The last few years have seen a remarkable rise in demand for, and mainstream adoption of, electric cars. Spearheaded by renowned automotive manufacturers like BMW and Mercedes and the increasing ubiquitous Tesla vehicles, it’s safe to assume that electric cars have sparked the imagination of consumers across the UK and the world over. As a company at the forefront of electronic prototyping and development, we’re happy to see things progressing in this field, not least for the environmental benefits.
New registrations of plug-in electric and hybrid cars have swelled from 3,500 in 2013 to more than 227,000 by the end of August 2019. This surge in popularity is indicative of our changing attitudes towards electric cars and the values we hold as a society in the latter part of the 2010s.
From our collective emphasis on sustainability and the rise in innovative technology to the accessibility of charging stations, and, of course, the impetus on monetary value on all large purchases, it seems clear that electric vehicles are paving the way for a cleaner and more affordable motoring future.
If you need any more convincing that electric cars are the future, all you need to do is consider their exemption from company car tax – something that we’ll now explore.
Company Car Tax (also known as Benefit in Kind Tax) is calculated based on the P11D value of the vehicle, its CO2 tailpipe emissions and the employee’s income tax band (basic tax rate 20%, higher tax rate 40% or an additional tax rate of 45%.)
However, with CO2 outputs scheduled to rise as a result of more realistic WLTP measurements and diesel cars already subject to higher rates than equivalent controls, the government is aiming to incentivise the one million UK company car drivers to migrate from petrol and diesel vehicles to electric ones.
If your company elects electric-powered vehicles, you’ll pay zero company car tax from April 2020, only 1% from April 2021. This a long-awaited response to the review of WLTP and vehicle taxes.

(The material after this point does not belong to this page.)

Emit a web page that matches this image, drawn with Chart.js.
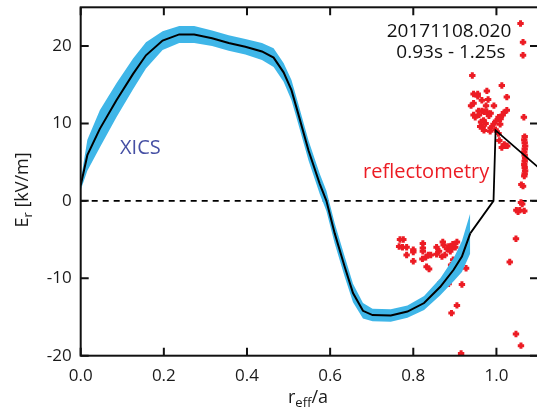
<!DOCTYPE html>
<html>
<head>
<meta charset="utf-8">
<script src="https://cdn.jsdelivr.net/npm/chart.js@4/dist/chart.umd.min.js"></script>
<style>
  html, body { margin: 0; padding: 0; overflow: hidden; background: #fff; }
  #wrap { width: 545px; height: 412px; }
</style>
</head>
<body>
<div id="wrap"><canvas id="c" width="545" height="412"></canvas></div>
<script>
// XICS radial electric field profile: mean and uncertainty
const xicsR   = [0.000, 0.016, 0.046, 0.086, 0.126, 0.157, 0.197, 0.237, 0.273, 0.316, 0.356, 0.396,
                 0.436, 0.464, 0.488, 0.507, 0.523, 0.548, 0.575, 0.591, 0.611, 0.635, 0.655, 0.679,
                 0.702, 0.746, 0.786, 0.826, 0.865, 0.897, 0.917, 0.937];
const xicsEr  = [2.0, 5.9, 9.3, 13.0, 16.4, 18.8, 20.7, 21.5, 21.5, 21.0, 20.4, 19.9,
                 19.3, 18.5, 16.6, 14.3, 11.3, 6.5, 2.2, 0.0, -4.2, -8.5, -11.9, -14.2,
                 -14.75, -14.8, -14.3, -13.2, -11.1, -8.9, -7.2, -4.2];
const xicsErr = [0.6, 2.0, 2.4, 2.2, 2.0, 1.7, 1.2, 1.1, 1.1, 1.0, 1.0, 1.0,
                 1.1, 1.2, 1.2, 1.3, 1.3, 1.3, 1.3, 1.3, 1.3, 1.3, 1.2, 1.0,
                 0.8, 0.8, 0.8, 0.9, 1.1, 1.5, 2.0, 2.6];

// Edge continuation of the profile
const linkR  = [0.937, 0.993, 0.998, 1.1];
const linkEr = [-4.2, 0.0, 9.1, 4.35];

// Reflectometry measurements
const reflR = [
  0.942, 1.013, 0.977, 0.945, 0.955, 0.955, 1.025, 0.965, 0.980, 0.939, 0.945, 0.975, 0.994,
  0.957, 0.965, 0.971, 0.977, 0.986, 1.025, 1.018, 1.015, 0.945, 0.949, 0.958, 0.982, 1.005,
  1.010, 0.999, 1.009, 0.963, 0.969, 0.974, 0.961, 0.967, 0.993, 0.986, 0.970, 0.985, 0.998,
  1.005, 1.007, 1.013, 1.021, 1.026, 1.019,
  1.058, 1.064, 1.064, 1.066,
  1.068, 1.067, 1.068, 1.069, 1.068, 1.067, 1.068, 1.069, 1.068, 1.067, 1.068, 1.069, 1.068, 1.067,
  1.060, 1.064, 1.059, 1.062, 1.048, 1.052, 1.056, 1.067, 1.047, 1.032, 1.047, 1.059, 0.915,
  0.768, 0.776, 0.766, 0.774, 0.784, 0.784, 0.800, 0.800, 0.800, 0.823, 0.823, 0.823,
  0.822, 0.830, 0.836, 0.842, 0.832, 0.838, 0.856, 0.862, 0.856, 0.871, 0.873, 0.869, 0.876,
  0.881, 0.885, 0.895, 0.892, 0.901, 0.905, 0.889, 0.896, 0.891, 0.927, 0.917, 0.885, 0.865,
  0.905, 0.892
];
const reflEr = [
  16.2, 14.9, 14.2, 13.8, 13.8, 13.5, 13.4, 13.0, 13.1, 12.3, 12.6, 12.3, 12.3,
  11.6, 11.6, 11.5, 11.5, 11.3, 11.7, 11.4, 11.1, 11.1, 10.8, 11.1, 11.0, 10.8,
  10.6, 10.3, 9.9, 10.2, 10.4, 10.0, 9.6, 9.5, 9.9, 9.4, 9.1, 9.0, 9.2,
  8.7, 7.8, 6.9, 7.1, 7.1, 7.3,
  22.9, 20.5, 18.8, 10.8,
  8.3, 7.9, 7.5, 7.1, 6.7, 6.3, 5.9, 5.5, 5.1, 4.7, 4.3, 3.9, 3.5, 3.2,
  2.1, 1.9, -0.2, -0.4, -1.2, -1.4, -1.2, -1.3, -4.9, -7.9, -17.2, -18.7, -19.7,
  -5.0, -5.0, -5.9, -6.0, -6.0, -7.0, -6.3, -6.6, -7.8, -5.5, -6.1, -6.5,
  -7.5, -7.3, -7.0, -7.0, -8.5, -8.8, -6.0, -6.5, -6.9, -5.3, -5.7, -7.2, -7.0,
  -6.2, -5.9, -5.6, -6.2, -6.0, -5.3, -6.5, -7.6, -8.3, -8.7, -10.8, -10.7, -10.6,
  -13.5, -14.5
];

const xTicks = [0.0, 0.2, 0.4, 0.6, 0.8, 1.0];
const yTicks = [-20, -10, 0, 10, 20];
const shotLabel = '20171108.020';
const timeLabel = '0.93s - 1.25s';

const FONT = '"Open Sans", "Noto Sans", sans-serif';
const BLUE = '#3fb6e8';
const RED = '#ec1c24';

const pts = (xs, ys) => xs.map((x, i) => ({ x, y: ys[i] }));

// Frame, inward ticks, axis titles and text labels
const decor = {
  id: 'decor',
  beforeDatasetsDraw(chart) {
    const { ctx, chartArea: a, scales: { y } } = chart;
    // zero line
    ctx.save();
    ctx.strokeStyle = '#000';
    ctx.lineWidth = 1.6;
    ctx.setLineDash([6, 5]);
    const y0 = y.getPixelForValue(0);
    ctx.beginPath(); ctx.moveTo(a.left, y0); ctx.lineTo(a.right, y0); ctx.stroke();
    ctx.restore();
  },
  afterDraw(chart) {
    const { ctx, chartArea: a, scales: { x, y } } = chart;
    ctx.save();
    ctx.strokeStyle = '#111';
    ctx.lineWidth = 2;
    ctx.strokeRect(a.left, a.top, a.right - a.left, a.bottom - a.top);
    const tl = 8;
    ctx.beginPath();
    xTicks.forEach(v => {
      const px = x.getPixelForValue(v);
      ctx.moveTo(px, a.bottom); ctx.lineTo(px, a.bottom - tl);
      ctx.moveTo(px, a.top); ctx.lineTo(px, a.top + tl);
    });
    yTicks.forEach(v => {
      const py = y.getPixelForValue(v);
      ctx.moveTo(a.left, py); ctx.lineTo(a.left + tl, py);
      ctx.moveTo(a.right, py); ctx.lineTo(a.right - tl, py);
    });
    ctx.stroke();

    ctx.fillStyle = '#1a1a1a';
    ctx.textBaseline = 'alphabetic';
    // x title: r_eff/a
    {
      const big = '18px ' + FONT, small = '13px ' + FONT;
      ctx.font = big; const w1 = ctx.measureText('r').width;
      const w3 = ctx.measureText('/a').width;
      ctx.font = small; const w2 = ctx.measureText('eff').width;
      const cx = 308, base = 403;
      let sx = cx - (w1 + w2 + w3) / 2;
      ctx.font = big; ctx.fillText('r', sx, base); sx += w1;
      ctx.font = small; ctx.fillText('eff', sx, base + 4); sx += w2;
      ctx.font = big; ctx.fillText('/a', sx, base);
    }
    // y title: E_r [kV/m]
    {
      ctx.save();
      ctx.translate(28, 190);
      ctx.rotate(-Math.PI / 2);
      const big = '18px ' + FONT, small = '13px ' + FONT;
      ctx.font = big; const w1 = ctx.measureText('E').width;
      const w3 = ctx.measureText(' [kV/m]').width;
      ctx.font = small; const w2 = ctx.measureText('r').width;
      let sx = -(w1 + w2 + w3) / 2;
      ctx.font = big; ctx.fillText('E', sx, 0); sx += w1;
      ctx.font = small; ctx.fillText('r', sx, 4); sx += w2;
      ctx.font = big; ctx.fillText(' [kV/m]', sx, 0);
      ctx.restore();
    }
    // shot and time window
    ctx.font = '19px ' + FONT;
    ctx.textAlign = 'center';
    ctx.fillStyle = '#111';
    ctx.fillText(shotLabel, 449, 37);
    ctx.fillText(timeLabel, 451, 58);
    // diagnostic labels
    ctx.textAlign = 'left';
    ctx.fillStyle = '#4650a4';
    ctx.font = '20px ' + FONT;
    ctx.fillText('XICS', 120, 154);
    ctx.fillStyle = RED;
    ctx.fillText('reflectometry', 363, 178);
    ctx.restore();
  }
};

new Chart(document.getElementById('c'), {
  type: 'scatter',
  data: {
    datasets: [
      {
        label: 'profile',
        type: 'line',
        data: pts(xicsR, xicsEr),
        borderColor: '#000',
        borderWidth: 2,
        pointRadius: 0,
        fill: false,
        order: 0
      },
      {
        label: 'edge',
        type: 'line',
        data: pts(linkR, linkEr),
        borderColor: '#000',
        borderWidth: 1.8,
        pointRadius: 0,
        fill: false,
        order: 0
      },
      {
        label: 'upper',
        type: 'line',
        data: pts(xicsR, xicsEr.map((v, i) => v + xicsErr[i])),
        borderWidth: 0,
        borderColor: BLUE,
        backgroundColor: BLUE,
        pointRadius: 0,
        fill: '+1',
        order: 1
      },
      {
        label: 'lower',
        type: 'line',
        data: pts(xicsR, xicsEr.map((v, i) => v - xicsErr[i])),
        borderWidth: 0,
        borderColor: BLUE,
        pointRadius: 0,
        fill: false,
        order: 2
      },
      {
        label: 'reflectometry',
        data: pts(reflR, reflEr),
        pointStyle: 'cross',
        pointRadius: 3.2,
        pointBorderWidth: 3,
        borderColor: RED,
        backgroundColor: RED,
        order: 3
      }
    ]
  },
  options: {
    responsive: false,
    animation: false,
    events: [],
    layout: { padding: { top: 7.3, right: 3.4, left: 0, bottom: 0 } },
    plugins: { legend: { display: false }, tooltip: { enabled: false } },
    scales: {
      x: {
        type: 'linear',
        min: 0, max: 1.1,
        afterFit: s => { s.height = 56.3; s.paddingLeft = 0; s.paddingRight = 0; },
        grid: { display: false, drawTicks: false },
        border: { display: false },
        afterBuildTicks: s => { s.ticks = xTicks.map(v => ({ value: v })); },
        ticks: {
          padding: 10,
          color: '#1a1a1a',
          font: { family: FONT, size: 17 },
          callback: v => v.toFixed(1),
          maxRotation: 0
        }
      },
      y: {
        type: 'linear',
        min: -20, max: 25,
        afterFit: s => { s.width = 80.7; s.paddingTop = 0; s.paddingBottom = 0; },
        grid: { display: false, drawTicks: false },
        border: { display: false },
        afterBuildTicks: s => { s.ticks = yTicks.map(v => ({ value: v })); },
        ticks: {
          padding: 9,
          color: '#1a1a1a',
          font: { family: FONT, size: 17 },
          callback: v => String(v)
        }
      }
    }
  },
  plugins: [decor]
});
</script>
</body>
</html>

Previously agreed stipulations have been reformed with the government creating a set of guidelines for anyone driving a company car that’s been registered before and after April 6th, 2020.

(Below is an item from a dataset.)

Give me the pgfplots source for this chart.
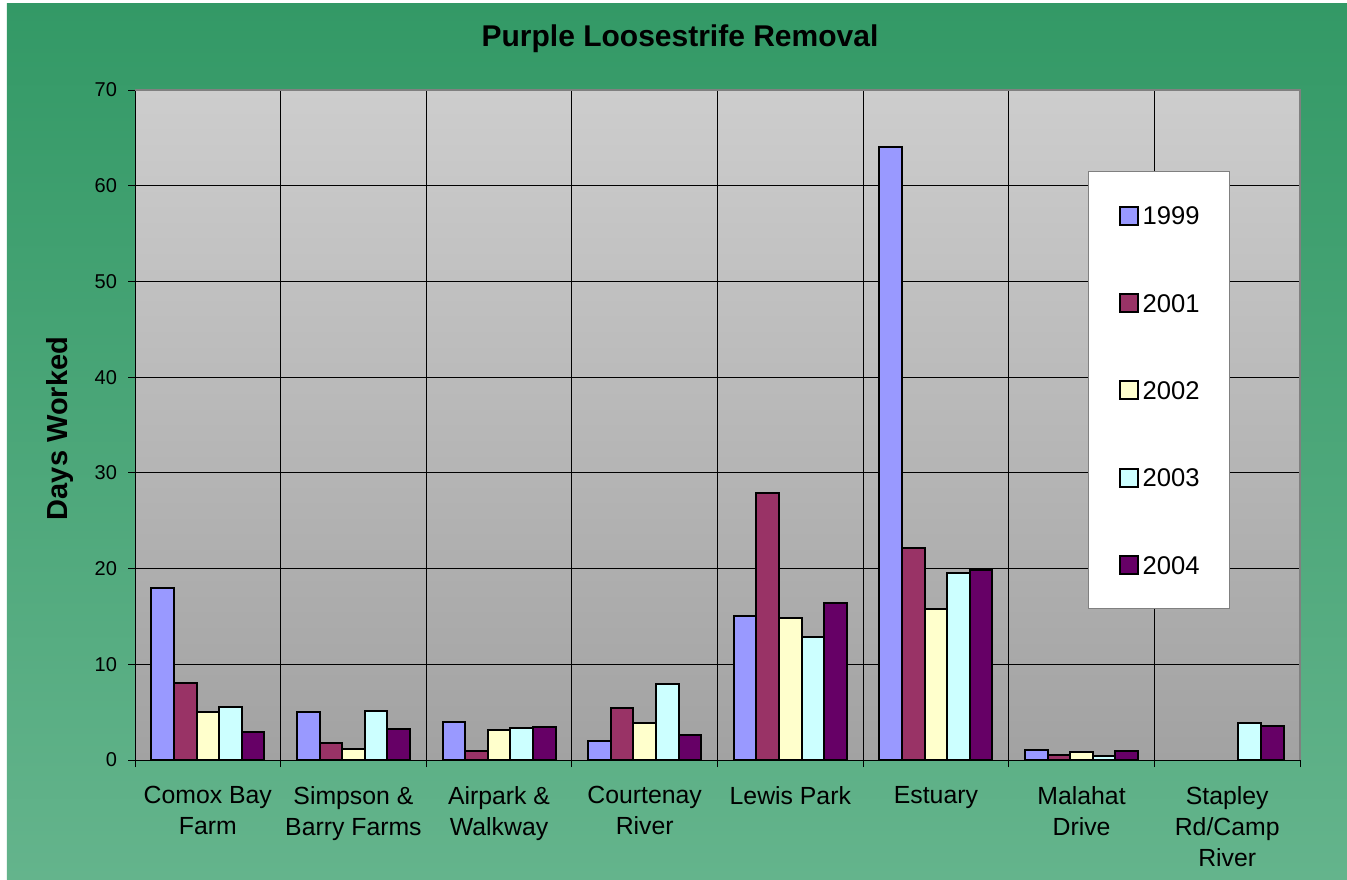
\documentclass[border=0pt]{standalone}
\usepackage{fontspec}
\setmainfont{Liberation Sans}
\usepackage{pgfplots}
\pgfplotsset{compat=1.18}
\definecolor{cA}{HTML}{9999FF}
\definecolor{cB}{HTML}{993366}
\definecolor{cC}{HTML}{FFFFCC}
\definecolor{cD}{HTML}{CCFFFF}
\definecolor{cE}{HTML}{660066}
\definecolor{greentop}{HTML}{339966}
\definecolor{greenbot}{HTML}{64B48C}
\definecolor{graytop}{HTML}{CDCDCD}
\definecolor{graybot}{HTML}{A2A2A2}
\definecolor{frame}{HTML}{808080}
\begin{document}
\begin{tikzpicture}
% 1px = 0.5pt, axis box lower left at (135,760) px
\useasboundingbox (-67.5pt,-59.5pt) rectangle (606pt,380pt);
\fill[white] (-67.5pt,-59.5pt) rectangle (606pt,380pt);
\shade[top color=greentop, bottom color=greenbot] (-64pt,-59.5pt) rectangle (606pt,378pt);
\begin{axis}[
    at={(0,0)}, anchor=south west,
    scale only axis, width=582.5pt, height=335pt,
    ybar=0pt, bar width=11.3pt,
    every axis plot post/.append style={legend image code/.code={\draw[##1] (0pt,-4.5pt) rectangle (9pt,4.5pt);}},
    xmin=-0.5, xmax=7.5, ymin=0, ymax=70,
    xtick={0,...,7},
    xticklabels={{Comox Bay\\Farm},{Simpson \&\\Barry Farms},{Airpark \&\\Walkway},{Courtenay\\River},{Lewis Park},{Estuary},{Malahat\\Drive},{Stapley\\Rd/Camp\\River}},
    minor xtick={-0.5,0.5,...,7.5},
    ytick={0,10,...,70},
    xtick pos=bottom, ytick pos=left,
    tick align=outside,
    major tick length=3.5pt, minor tick length=3.5pt,
    every major x tick/.append style={draw=none},
    tick style={black, line width=0.5pt},
    minor x grid style={black, line width=0.5pt},
    y grid style={black, line width=0.5pt},
    xminorgrids, ymajorgrids,
    axis x line*=bottom, axis y line*=left,
    axis line style={black, line width=0.5pt},
    axis background/.style={shade, top color=graytop, bottom color=graybot},
    /pgf/number format/assume math mode=true,
    yticklabel style={font=\fontsize{10}{12}\selectfont, xshift=-2pt},
    xticklabel style={font=\fontsize{12.4}{15.7}\selectfont, align=center, anchor=north, yshift=-6pt},
    title={Purple Loosestrife Removal},
    title style={font=\fontsize{15}{18}\selectfont\bfseries, at={(rel axis cs:0.4678,1.0473)}, anchor=base},
    ylabel={Days Worked},
    ylabel style={font=\fontsize{14.5}{17}\selectfont\bfseries, at={(rel axis cs:-0.0578,0.4948)}, anchor=base},
    every axis plot/.append style={draw=black, line width=1pt},
    legend cell align=left,
    legend style={at={(rel axis cs:0.818,0.879)}, anchor=north west,
        draw=frame, line width=0.6pt, fill=white,
        inner xsep=15pt, inner ysep=17pt, row sep=33.65pt, column sep=2pt,
        font=\fontsize{12.8}{14}\selectfont,
        nodes={inner sep=0pt, text height=9.2pt, text depth=0pt}},
    after end axis/.code={\draw[frame, line width=1pt] (rel axis cs:0,1) -- (rel axis cs:1,1) -- (rel axis cs:1,0);},
]
\addplot[fill=cA] coordinates {(0,18) (1,5) (2,4) (3,2) (4,15) (5,64) (6,1)};
\addplot[fill=cB] coordinates {(0,8) (1,1.8) (2,0.9) (3,5.4) (4,27.9) (5,22.2) (6,0.5)};
\addplot[fill=cC] coordinates {(0,5) (1,1.2) (2,3.1) (3,3.9) (4,14.8) (5,15.8) (6,0.8)};
\addplot[fill=cD] coordinates {(0,5.5) (1,5.1) (2,3.3) (3,7.9) (4,12.8) (5,19.5) (6,0.4) (7,3.9)};
\addplot[fill=cE] coordinates {(0,2.9) (1,3.2) (2,3.5) (3,2.6) (4,16.4) (5,19.9) (6,0.9) (7,3.6)};
\legend{1999,2001,2002,2003,2004}
\end{axis}
\end{tikzpicture}
\end{document}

In a nutshell, if you’re driving a car registered after April 6th, 2020, most company car tax rates will be reduced by two percentage points. If you’re driving an electric car with zero tailpipe emissions, your company car tax rate will be reduced by two percentage points.
When a car is provided for an employee by their employer that is available for personal use, the employee is responsible for paying tax on the effective benefit that they receive for this. This is calculated by multiplying the car’s P11D value (list price including optional extras, VAT and delivery charges minus the first year’s registration fee and VED car tax) by the percentage banding the car falls in.
Simply put, this is a form that’s completed by employers and sent to the tax office with which their Pay as You Earn Scheme is registered. The P11D value of a car is comprised of four separate costs These are:
Benefit in Kind TAX is calculated depending on your income tax banding. To calculate the payable BiK you’re responsible for, you first need to calculate the value of the benefit in kind.
P11D value x BiK rate = BiK value
So, a new Nissan Leaf Visia 40 kWh has a P11D value of £27,235 and (as a BEV) emits 0g/km of C02 putting it in the 16% BiK rate (percentage banding based on its C02 emissions – before 6th April 2020.)
Therefore, the BiK value is 16% of £27,235 = £4357.60.
To discover the amount that your company car will cost you per tax year, you then multiply the BiK value by your income tax band (20-45%.)
20% of £4357.60 = £871.52 per year or £72.63 per month
40% of £4357.60 = £1743.04 per year or £145.25 per month
45% of £4357.60 = £1960.92 per year or £163.41 per month
There has never been a better time to consider switching to a company-wide electric car company policy. The market dominance of conventionally fuelled cars is facing stiff competition due to the rise of electric and hybrid cars and their exemption from company car tax.
Our changes in ethos, increasing environmental awareness and emphasis on financial value in all our purchases is convincing many businesses that electric cars are the future. Though the infrastructure isn’t quite in place to have wholesale global adoption of electric-powered vehicles, it’s not hyperbole to foresee this happening in the not too distant future, After all, the acceleration of electric car models across all car brands is tangible, as is our changing opinions.
This is only further bolstered by the recent incentives for companies to switch to electric-powered cars. If the UK is dedicated to promoting the use of electric cars, they need only look to the template promoted by Norway when planetary conservation has a core impact on consumerism.
Moreover, new technology is evolving all the time, something that only heightens the appeal of electric cars. In late August 2019, Echion Technologies, a battery specialist business born from research conducted a Cambridge University has ambitions of implementing their tech in both smartphones and cars – and they claim that they’ll be able to completely re-charge a battery in as little as six minutes.